Let $x\in\Delta$ and $\epsilon>0$ be arbitrary. Choose $n\in\Bbb N$ large enough so that $3^{-n}<\epsilon$. $C_n$, the $n$-th stage in the standard construction of $\Delta$, is the union of $2^n$ pairwise disjoint closed intervals, each of length $3^{-n}$; let $I$ be the one of these intervals containing $x$, clearly $I\subseteq B_\epsilon(x)$.

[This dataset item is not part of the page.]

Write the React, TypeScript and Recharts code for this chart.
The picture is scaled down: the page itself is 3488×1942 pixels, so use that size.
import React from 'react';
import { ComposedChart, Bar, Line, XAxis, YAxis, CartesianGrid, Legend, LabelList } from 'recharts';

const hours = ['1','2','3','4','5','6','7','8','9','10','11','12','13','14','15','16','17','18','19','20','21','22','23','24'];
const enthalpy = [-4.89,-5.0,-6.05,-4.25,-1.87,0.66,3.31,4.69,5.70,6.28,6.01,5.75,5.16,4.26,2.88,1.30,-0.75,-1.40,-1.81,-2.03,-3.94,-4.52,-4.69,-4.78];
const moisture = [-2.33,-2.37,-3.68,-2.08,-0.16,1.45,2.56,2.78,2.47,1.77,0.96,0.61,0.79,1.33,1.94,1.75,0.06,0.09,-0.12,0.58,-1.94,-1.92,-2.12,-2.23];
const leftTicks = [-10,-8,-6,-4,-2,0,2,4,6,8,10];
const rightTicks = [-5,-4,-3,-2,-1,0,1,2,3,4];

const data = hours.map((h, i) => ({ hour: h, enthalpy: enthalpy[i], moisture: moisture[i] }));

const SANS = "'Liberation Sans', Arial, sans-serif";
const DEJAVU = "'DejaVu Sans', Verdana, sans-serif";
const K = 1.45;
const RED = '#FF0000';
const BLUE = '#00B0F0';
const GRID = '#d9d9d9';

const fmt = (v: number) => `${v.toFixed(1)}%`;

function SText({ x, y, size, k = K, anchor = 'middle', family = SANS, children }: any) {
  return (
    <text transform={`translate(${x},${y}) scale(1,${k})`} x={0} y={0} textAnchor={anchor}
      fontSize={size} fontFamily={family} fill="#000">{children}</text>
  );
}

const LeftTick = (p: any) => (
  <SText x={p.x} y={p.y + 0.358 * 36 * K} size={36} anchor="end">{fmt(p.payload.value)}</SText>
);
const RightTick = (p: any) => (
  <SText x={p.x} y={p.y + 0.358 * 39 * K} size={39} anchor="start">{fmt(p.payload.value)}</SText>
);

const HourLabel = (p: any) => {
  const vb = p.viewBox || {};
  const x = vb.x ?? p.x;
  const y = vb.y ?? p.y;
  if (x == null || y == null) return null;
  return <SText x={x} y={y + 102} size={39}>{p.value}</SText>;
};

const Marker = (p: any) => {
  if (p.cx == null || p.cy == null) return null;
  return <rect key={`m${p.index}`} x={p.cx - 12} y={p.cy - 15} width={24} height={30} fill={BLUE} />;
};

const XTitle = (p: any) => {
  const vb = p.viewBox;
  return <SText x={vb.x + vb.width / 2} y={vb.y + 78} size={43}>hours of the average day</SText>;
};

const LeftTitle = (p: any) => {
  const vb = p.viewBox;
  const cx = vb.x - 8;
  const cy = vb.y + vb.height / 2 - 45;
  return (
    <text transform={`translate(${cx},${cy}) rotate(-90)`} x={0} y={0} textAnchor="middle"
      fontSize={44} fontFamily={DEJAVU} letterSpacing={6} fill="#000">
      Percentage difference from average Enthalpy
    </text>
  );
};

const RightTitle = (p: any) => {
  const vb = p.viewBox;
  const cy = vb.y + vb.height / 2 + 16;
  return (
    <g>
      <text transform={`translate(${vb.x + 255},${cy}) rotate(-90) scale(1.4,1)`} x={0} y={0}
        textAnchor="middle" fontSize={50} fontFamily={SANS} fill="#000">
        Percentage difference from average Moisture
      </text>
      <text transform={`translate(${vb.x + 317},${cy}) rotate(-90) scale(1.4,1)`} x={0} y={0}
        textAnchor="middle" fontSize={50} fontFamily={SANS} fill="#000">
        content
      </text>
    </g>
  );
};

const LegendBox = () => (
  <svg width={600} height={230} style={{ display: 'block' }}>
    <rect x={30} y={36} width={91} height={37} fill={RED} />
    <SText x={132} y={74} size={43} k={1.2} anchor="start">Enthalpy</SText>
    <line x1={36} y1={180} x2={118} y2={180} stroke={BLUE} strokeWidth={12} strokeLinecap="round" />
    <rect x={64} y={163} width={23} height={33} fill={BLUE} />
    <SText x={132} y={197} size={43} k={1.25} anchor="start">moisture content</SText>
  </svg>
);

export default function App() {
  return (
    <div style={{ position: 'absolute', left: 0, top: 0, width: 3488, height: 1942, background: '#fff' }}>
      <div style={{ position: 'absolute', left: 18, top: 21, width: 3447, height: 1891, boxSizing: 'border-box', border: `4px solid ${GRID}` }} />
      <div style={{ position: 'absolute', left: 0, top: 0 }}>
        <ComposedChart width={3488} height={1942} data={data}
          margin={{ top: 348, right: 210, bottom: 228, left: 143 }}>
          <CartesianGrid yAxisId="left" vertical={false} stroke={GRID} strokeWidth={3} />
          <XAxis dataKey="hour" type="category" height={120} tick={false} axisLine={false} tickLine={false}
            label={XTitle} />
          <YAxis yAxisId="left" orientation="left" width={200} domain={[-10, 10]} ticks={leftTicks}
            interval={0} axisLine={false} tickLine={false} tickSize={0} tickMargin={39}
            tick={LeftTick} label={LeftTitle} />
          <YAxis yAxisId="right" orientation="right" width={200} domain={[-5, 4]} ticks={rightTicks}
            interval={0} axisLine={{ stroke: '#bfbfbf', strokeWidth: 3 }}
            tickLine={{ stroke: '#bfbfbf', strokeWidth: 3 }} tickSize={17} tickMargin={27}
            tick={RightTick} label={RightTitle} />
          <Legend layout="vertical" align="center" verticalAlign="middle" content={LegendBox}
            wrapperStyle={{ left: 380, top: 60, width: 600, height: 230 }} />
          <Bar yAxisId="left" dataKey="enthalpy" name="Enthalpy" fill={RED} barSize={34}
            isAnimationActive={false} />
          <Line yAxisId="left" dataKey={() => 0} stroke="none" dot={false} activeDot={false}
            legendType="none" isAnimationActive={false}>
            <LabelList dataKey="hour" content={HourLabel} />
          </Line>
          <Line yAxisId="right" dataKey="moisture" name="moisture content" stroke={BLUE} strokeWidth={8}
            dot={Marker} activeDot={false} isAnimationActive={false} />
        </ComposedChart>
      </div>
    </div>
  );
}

Now consider $C_{n+1}$: it’s a disjoint union of $2^{n+1}$ closed intervals, each of length $3^{-(n+1)}$, and exactly two of these intervals, say $I_0$ and $I_1$, are subsets of $I$. Let $I_0$ be the one that contains $x$. $\Delta\cap I_1$ is non-empty for the same reason that $\Delta$ is non-empty (why is that?), so let $y\in\Delta\cap I_1$. Then $y\in\Delta\cap\big(B_\epsilon(x)\setminus\{x\}\big)$, and since $\epsilon>0$ was arbitrary, $x$ is a limit point of $\Delta$. Finally, $x\in\Delta$ was arbitrary, and $\Delta$ is closed, so $\Delta$ is perfect. $\dashv$

It isn’t actually necessary to split $I$ into $I_0$ and $I_1$. Let $I=[a,b]$; then $a,b\in\Delta\cap B_\epsilon(x)$, and since $x$ cannot be equal to both $a$ and $b$, $\Delta\cap\big(B_\epsilon(x)\setminus\{x\}\big)\ne\varnothing$.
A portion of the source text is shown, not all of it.